Experimental Determination of Spin Glass Lower Critical Dimension

Zero field cooled (ZFC) measurements on thin film Ge:Mn spin glass can explore the lower critical dimension $d_l$. The correlation length $\xi(t, T)$ is nucleated upon a rapid quench into the spin glass phase, and grows to the thickness of the film, $L$, resulting in a transition for dynamics from $d=3$ to $d=2$ at a crossover time $t_{co}$. Our experiments demonstrate that conventional ZFC dynamics vanish at $t=t_{co}$, but there remain spins within a length scale $\leq L$ for which $d=3$ dynamics remain. Because of the ultrametric distribution of states, the rise of the remaining ZFC magnetization exhibits an exponential time dependence determined by the highest barrier surmounted at $t_{co}$, $\Delta_{\rm max}(t_{co}, T)$. By carefully choosing a temperature region where the dynamics fall within experimental time scales, both regimes are observed.
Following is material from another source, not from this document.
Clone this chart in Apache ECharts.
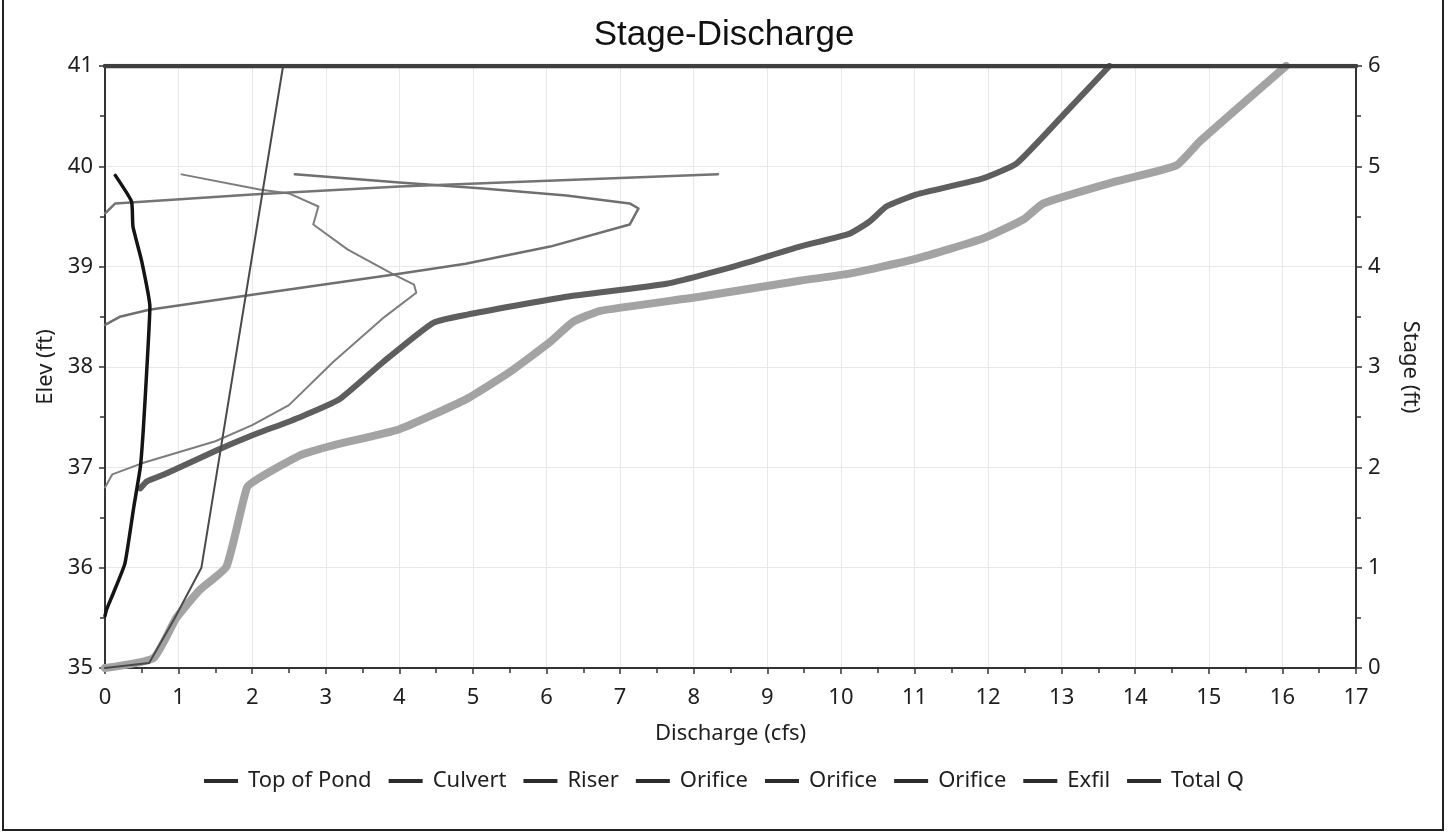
<!DOCTYPE html>
<html><head><meta charset="utf-8">
<script src="https://cdn.jsdelivr.net/npm/echarts@6/dist/echarts.min.js"></script>
<style>html,body{margin:0;padding:0;background:#fff}#c{width:1448px;height:833px}</style>
</head><body><div id="c"></div>
<script>
const chartTitle = 'Stage-Discharge';
const xName = 'Discharge (cfs)';
const yLeftName = 'Elev (ft)';
const yRightName = 'Stage (ft)';
const xRange = [0, 17];
const elevRange = [35, 41];
const stageRange = [0, 6];
const legendNames = ['Top of Pond', 'Culvert', 'Riser', 'Orifice#1', 'Orifice#2', 'Orifice#3', 'Exfil', 'Total Q'];

// [discharge cfs, elevation ft]
const topOfPond = [[0, 41], [17, 41]];
const culvert = [[0, 35], [0.6, 35.05], [0.95, 35.5], [1.31, 36.0], [2.42, 41.0]];
const riser = [[0.48, 36.79], [0.57, 36.86], [0.84, 36.94], [1.52, 37.17], [1.97, 37.31], [2.65, 37.5], [3.19, 37.68],
  [3.78, 38.05], [4.46, 38.44], [4.91, 38.52], [6.27, 38.7], [7.63, 38.83], [8.54, 39.0], [9.44, 39.2], [10.12, 39.33],
  [10.39, 39.45], [10.62, 39.6], [11.03, 39.72], [11.93, 39.88], [12.39, 40.03], [13.02, 40.51], [13.65, 41.0]];
const orifice1 = [[0, 36.8], [0.1, 36.93], [0.5, 37.04], [1.5, 37.26], [2.0, 37.42], [2.5, 37.62], [3.1, 38.05],
  [3.8, 38.5], [4.23, 38.74], [4.2, 38.82], [3.9, 38.93], [3.3, 39.17], [2.83, 39.42], [2.9, 39.6], [2.5, 39.73],
  [2.1, 39.77], [1.04, 39.92]];
const orifice2 = [[0, 38.42], [0.2, 38.5], [0.6, 38.57], [2.0, 38.72], [4.0, 38.93], [4.9, 39.03], [6.05, 39.2],
  [7.13, 39.42], [7.25, 39.58], [7.13, 39.63], [6.27, 39.71], [5.14, 39.78], [4.0, 39.84], [2.58, 39.92]];
const orifice3 = [[0, 39.53], [0.14, 39.63], [2.0, 39.72], [4.0, 39.8], [5.4, 39.84], [8.33, 39.92]];
const exfil = [[0, 35.52], [0.02, 35.58], [0.11, 35.74], [0.27, 36.04], [0.39, 36.6], [0.48, 37.0], [0.52, 37.37],
  [0.57, 38.0], [0.61, 38.6], [0.5, 39.05], [0.38, 39.4], [0.36, 39.65], [0.14, 39.91]];
const totalQ = [[0, 35], [0.66, 35.1], [0.97, 35.5], [1.29, 35.78], [1.65, 36.01], [1.93, 36.8], [2.11, 36.9],
  [2.65, 37.12], [3.1, 37.22], [4.0, 37.38], [4.91, 37.68], [5.5, 37.95], [6.05, 38.25], [6.36, 38.45], [6.73, 38.56],
  [8.08, 38.7], [9.44, 38.86], [10.12, 38.93], [11.03, 39.08], [11.93, 39.28], [12.48, 39.47], [12.75, 39.63],
  [13.74, 39.85], [14.56, 40.01], [14.88, 40.25], [16.05, 41.0]];

const font = 'Noto Sans';
const fs = 22;
const chart = echarts.init(document.getElementById('c'));

function line(name, data, color, width, z, smooth) {
  return { name, type: 'line', data, symbol: 'none', smooth: smooth || false, z,
    lineStyle: { color, width, cap: 'round', join: 'round' }, itemStyle: { color }, silent: true, animation: false };
}
const tickStyle = { color: '#333', width: 1.5 };
const labelStyle = { fontFamily: font, fontSize: fs, color: '#1e1e1e' };

chart.setOption({
  backgroundColor: '#fff',
  animation: false,
  title: { text: chartTitle, left: 'center', top: 13,
    textStyle: { fontFamily: 'Liberation Sans', fontWeight: 'normal', fontSize: 35, color: '#111' } },
  grid: { left: 105, right: 92, top: 66, bottom: 165 },
  legend: {
    data: legendNames, bottom: 36, left: 'center', itemWidth: 34, itemHeight: 4, itemGap: 17,
    icon: 'rect',
    formatter: n => n.replace(/#\d$/, ''),
    textStyle: { fontFamily: font, fontSize: fs, color: '#1e1e1e', padding: [0, 0, 0, 5] },
    itemStyle: { color: '#2b2b2b' }
  },
  xAxis: {
    type: 'value', min: xRange[0], max: xRange[1], interval: 1,
    name: xName, nameLocation: 'middle', nameGap: 55,
    nameTextStyle: labelStyle,
    axisLine: { show: true, lineStyle: { color: '#333', width: 2 } },
    axisTick: { show: true, length: 6, lineStyle: tickStyle },
    minorTick: { show: true, splitNumber: 2, length: 5, lineStyle: tickStyle },
    axisLabel: Object.assign({ margin: 19 }, labelStyle),
    splitLine: { show: true, lineStyle: { color: '#e8e8e8', width: 1 } }
  },
  yAxis: [{
    type: 'value', min: elevRange[0], max: elevRange[1], interval: 1, position: 'left',
    name: yLeftName, nameLocation: 'middle', nameRotate: 90, nameGap: 44,
    nameTextStyle: labelStyle,
    axisLine: { show: true, lineStyle: { color: '#333', width: 2 } },
    axisTick: { show: true, length: 6, lineStyle: tickStyle },
    minorTick: { show: true, splitNumber: 2, length: 5, lineStyle: tickStyle },
    axisLabel: Object.assign({ margin: 12 }, labelStyle),
    splitLine: { show: true, lineStyle: { color: '#e8e8e8', width: 1 } }
  }, {
    type: 'value', min: stageRange[0], max: stageRange[1], interval: 1, position: 'right',
    name: yRightName, nameLocation: 'middle', nameRotate: -90, nameGap: 43,
    nameTextStyle: labelStyle,
    axisLine: { show: true, lineStyle: { color: '#333', width: 2 } },
    axisTick: { show: true, length: 6, lineStyle: tickStyle },
    minorTick: { show: true, splitNumber: 2, length: 5, lineStyle: tickStyle },
    axisLabel: Object.assign({ margin: 12 }, labelStyle),
    splitLine: { show: false }
  }],
  series: [
    line('Total Q', totalQ, '#a3a3a3', 8, 2, 0.15),
    line('Riser', riser, '#5e5e5e', 6, 3, 0.15),
    line('Orifice#1', orifice1, '#7d7d7d', 2, 4),
    line('Orifice#2', orifice2, '#6f6f6f', 2.5, 4),
    line('Orifice#3', orifice3, '#747474', 2.5, 4),
    line('Culvert', culvert, '#4a4a4a', 2, 5),
    line('Exfil', exfil, '#141414', 3.5, 6, 0.15),
    line('Top of Pond', topOfPond, '#3e3e3e', 4.5, 7)
  ],
  graphic: [{
    type: 'rect', silent: true, z: 100,
    shape: { x: 3, y: -5, width: 1440, height: 835 },
    style: { fill: 'none', stroke: '#222', lineWidth: 2 }
  }]
});
</script>
</body></html>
Further, there is a direct relationship between the magnitude of $\xi(t_{co}, T)$ and $\Delta_{\rm max}({t_{co}}, T)$. This relationship is satisfied, determining the parameters controlling the growth of $\xi(t, T)$ without arbitrary parameters. The existence of the crossover establishes that $2 < d_l < 3$ for spin glass dynamics, in agreement with theory for Ising (Franz {\it et al.}) and Heisenberg (Lee and Young) spin glasses.